During these short months we have seen firsthand the effects of injustice, whether it be as a group en masse or within the communities where we work. I have experienced new questions with the new administration that seems to foster a culture that devalues those who are marginalized. Here in Denver I have experienced firsthand the marginalization of those experiencing homelessness, as I work at a resource center, Denver Urban Matters. And on our border trip I was able to witness the inequality and fear surrounding immigration at the El Paso – Juarez border. It left me wondering and searching within my own heart for God’s love and salvation.
Where is God in a world full of such pain and suffering? I also experienced that same search in my community members as we often come home burnt out or despairing that our work seems like an uphill battle where suffering often triumphs over love and hope.
But I am realizing that in the midst of uncertainty and anxiety that come from being Christian companions with those we serve, we can be transformative prophets of hope in our work through prayer and community.
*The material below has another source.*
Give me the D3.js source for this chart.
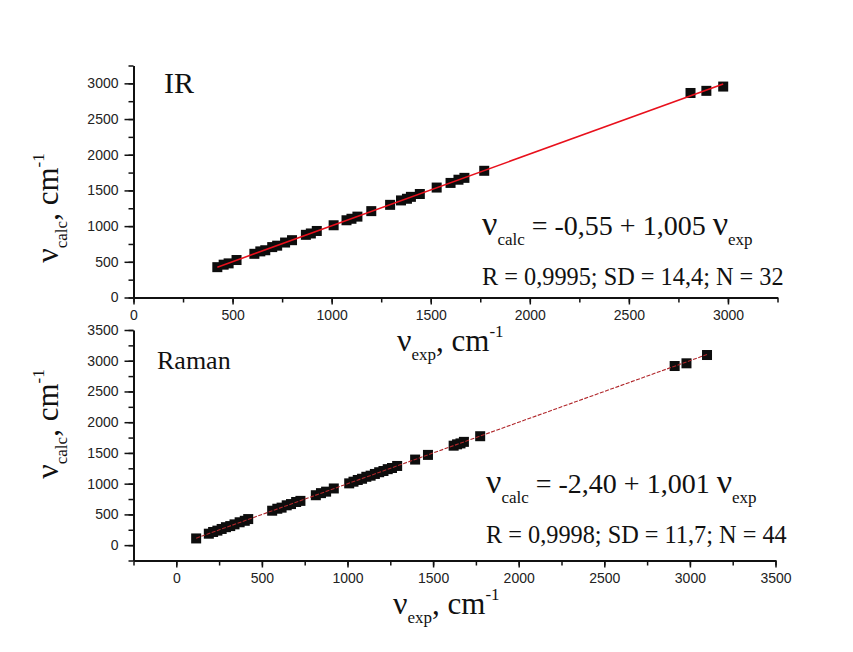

In community houses we share meals throughout the week – meals that are a source of spiritual healing and physical nourishment. We come to the table where we are and bring with us what we carry. Sometimes it is fun and lighthearted, but many times we bring with us the weight of a hard day or a difficult current event. But we come to be nourished and to share in the healing power of a meal. We leave our worries and anxieties where they are and then simply just be with one another. This is a source of strength and hope for our community but also for the future of the kingdom of God. Within this prayerful and intentional time of a dinner, the burdens and anxieties of work seem easier to bear and can even be transformed into acts of hope and salvation. Through the spiritual support of my community I become less focused on waiting for an impossible achievement of justice and begin to be a prophet of God’s love and healing.
Community and human connection sustain me to trust in God; the support of the CVV community urges me to be an active agent of salvation that breaks the bonds of anxiety and fear dominating much of our world. The love and prayers of community make the present moment a continual process of renewal and active grace to heal hearts and minds towards an unconditional love of God and one another.